Les responsables du bureau de santé ont confirmé que des échantillons d’eau avaient été envoyés d’urgence au laboratoire du Ministère de l’Environnement à Toronto, avec des résultats attendus dans les 24 à 48 heures. La Dre Carol Zimbalatti, médecin hygiéniste, a exhorté à maintenir la prudence.
« Jusqu’à ce que nous puissions identifier le contaminant spécifique, nous devons maintenir ces précautions, » a expliqué la Dre Zimbalatti lors d’un point de presse improvisé. « Nous comprenons que cela crée des difficultés, mais les risques potentiels pour la santé liés à la consommation d’eau contaminée peuvent inclure des effets à court et à long terme selon le contaminant et le niveau d’exposition. »
Pour les résidents vulnérables comme Gilbert Paquette, 83 ans, qui vit seul dans un appartement au-dessus de l’ancien bureau de poste de la ville, la situation posait des défis particuliers. Lorsque je l’ai rencontré au site de distribution d’eau, des bénévoles l’aidaient à charger de l’eau embouteillée dans sa voiture.
« Je ne conduis plus beaucoup, » a dit Paquette. « Mon voisin m’aide aujourd’hui, mais qu’est-ce qui se passera demain? Et comment puis-je me doucher en toute sécurité? Ils disent de ne pas en mettre dans la bouche, mais à mon âge, ce n’est pas si facile à contrôler. »
Le bureau de santé avait conseillé que les adultes pouvaient se doucher ou se baigner avec l’eau tant qu’ils évitaient de l’avaler, mais recommandait des bains à l’éponge pour les jeunes enfants afin d’éviter l’ingestion accidentelle.
Dans l’après-midi, la municipalité avait établi une ligne d’assistance téléphonique pour les résidents ayant des questions ou ceux ayant besoin d’aide pour la livraison d’eau. Ils avaient également organisé des points de distribution d’eau supplémentaires à l’aréna et à la caserne de pompiers pour réduire les temps d’attente.
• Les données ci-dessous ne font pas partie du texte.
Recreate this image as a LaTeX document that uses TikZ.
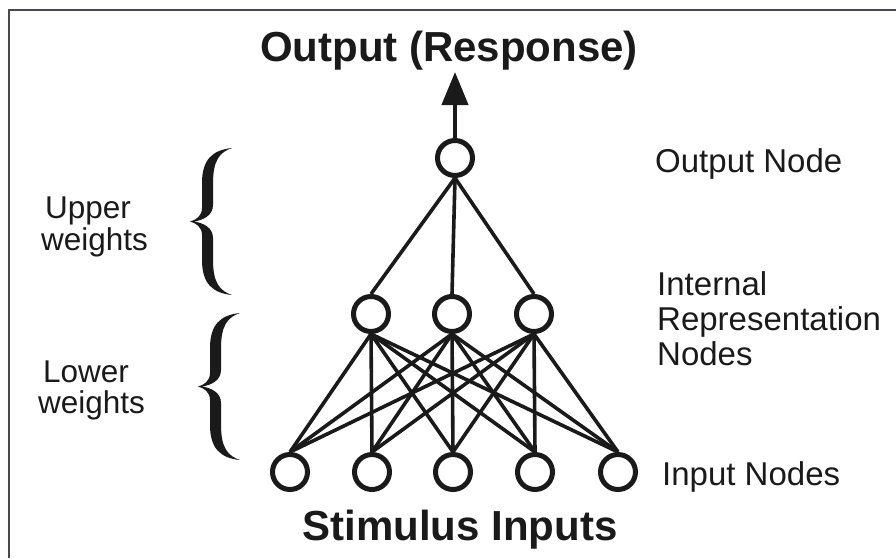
\documentclass[tikz,border=0pt]{standalone}
\usepackage{fontspec}
\setmainfont{Liberation Sans}
\usetikzlibrary{arrows.meta}
\definecolor{ink}{HTML}{1A1A1A}
\definecolor{framec}{HTML}{4A4658}
\begin{document}
\begin{tikzpicture}[x=1pt,y=-1pt,
  neuron/.style={circle,draw=ink,line width=5pt,minimum size=35pt,inner sep=0pt},
  link/.style={draw=ink,line width=3.6pt},
  lbl/.style={text=ink,font=\fontsize{33}{37}\selectfont,inner sep=0pt,anchor=base west},
  side/.style={text=ink,font=\fontsize{31.5}{34}\selectfont,inner sep=0pt,anchor=base west},
  big/.style={text=ink,font=\bfseries\fontsize{42}{46}\selectfont,inner sep=0pt,anchor=base},
  frameline/.style={draw=framec,line width=2pt},
  curly/.pic={\fill[ink] (42,0) .. controls (22,2) and (12,12) .. (12,35) -- (12,60)
      .. controls (12,68) and (6,72) .. (0,73.5)
      .. controls (6,75) and (12,79) .. (12,87) -- (12,112)
      .. controls (12,135) and (22,145) .. (42,147)
      .. controls (30,143) and (23,135) .. (23,112) -- (23,90)
      .. controls (23,80) and (14,75) .. (4,73.5)
      .. controls (14,72) and (23,67) .. (23,57) -- (23,35)
      .. controls (23,12) and (30,4) .. (42,0) -- cycle;}]
\useasboundingbox (0,0) rectangle (896,558);
\draw[frameline] (9,558) -- (9,10) -- (896,10);

% nodes
\node[neuron] (o) at (455,158) {};
\node[neuron] (h1) at (371,314) {};
\node[neuron] (h2) at (452,314) {};
\node[neuron] (h3) at (534,314) {};
\node[neuron] (i1) at (290,472) {};
\node[neuron] (i2) at (372,472) {};
\node[neuron] (i3) at (453,472) {};
\node[neuron] (i4) at (535,472) {};
\node[neuron] (i5) at (618,472) {};

% connections
\foreach \h in {h1,h2,h3} \draw[link] (o.south) -- (\h.north);
\foreach \h in {h1,h2,h3} \foreach \i in {i1,i2,i3,i4,i5} \draw[link] (\h.south) -- (\i.north);

% output arrow
\coordinate (tip) at (455,72);
\draw[draw=ink,line width=4.2pt,-{Triangle[length=33pt,width=26pt]}] (o.north) -- (tip);

% braces
\pic at (190,148) {curly};
\pic at (198,313) {curly};

% texts
\node[big] (title) at (449,61) {Output (Response)};
\node[big] (stim) at (460,540) {Stimulus Inputs};
\node[lbl] (lo) at (655,172) {Output Node};
\node[lbl] (lh1) at (657,295) {Internal};
\node[lbl] (lh2) at (657,330) {Representation};
\node[lbl] (lh3) at (657,365) {Nodes};
\node[lbl] (li) at (662,485) {Input Nodes};
\node[side] (uw1) at (45,218) {Upper};
\node[side] (uw2) at (41,250) {weights};
\node[side] (lw1) at (43,382) {Lower};
\node[side] (lw2) at (38,413) {weights};
\end{tikzpicture}
\end{document}
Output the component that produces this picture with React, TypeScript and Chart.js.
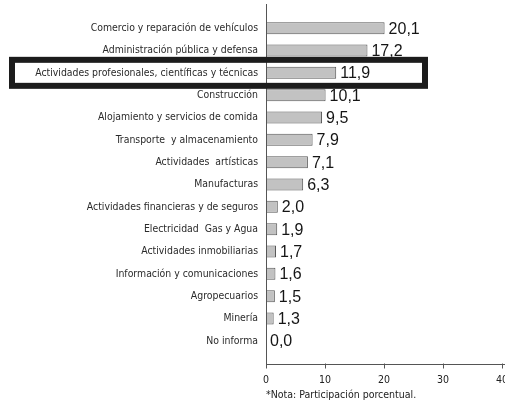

La contamination de l’eau n’est pas rare dans les communautés rurales de l’Ontario. Selon Water Canada, environ 36 communautés des Premières Nations à travers la province étaient sous des avis à long terme concernant l’eau potable au début de 2023, certains durant des années. Bien que la situation de Verner soit nouvelle et espérons-le temporaire, elle a mis en évidence la fragilité de l’infrastructure d’eau rurale.
Jean-Paul Descôteaux, défenseur de l’environnement des Protecteurs de l’eau du Nord, a noté que de nombreuses petites communautés font face à des défis d’infrastructure.
« Des assiettes fiscales plus petites signifient moins d’argent pour les mises à niveau des systèmes, » a expliqué Descôteaux alors que nous marchions le long de la rue principale de Verner. « Certains de ces systèmes d’eau ont été construits il y a des décennies. L’entretien régulier se fait, mais des révisions complètes sont coûteuses. »
À l’approche du soir, j’ai observé des bénévoles livrer de l’eau au Club d’âge d’or, où de nombreux aînés se rassemblent quotidiennement pour des repas et des activités. À l’intérieur, les conversations se concentraient sur une seule question: qu’est-ce qui pourrait être dans leur eau?
La réalité est que jusqu’au retour des résultats des tests, l’incertitude prévaut. Le bureau de santé et la municipalité se sont engagés à une transparence complète une fois qu’ils auront des informations définitives.
Alors que je me préparais à soumettre cet article, la mairesse Thorne-Rochon a confirmé que les protocoles de gestion d’urgence resteraient en place « aussi longtemps que nécessaire » pour garantir que tous les résidents aient accès à de l’eau potable sûre.
Pour l’instant, les résidents de Verner attendent — des résultats des tests d’eau, des explications, et le feu vert qui leur permettrait de retrouver le luxe simple d’ouvrir un robinet sans inquiétude.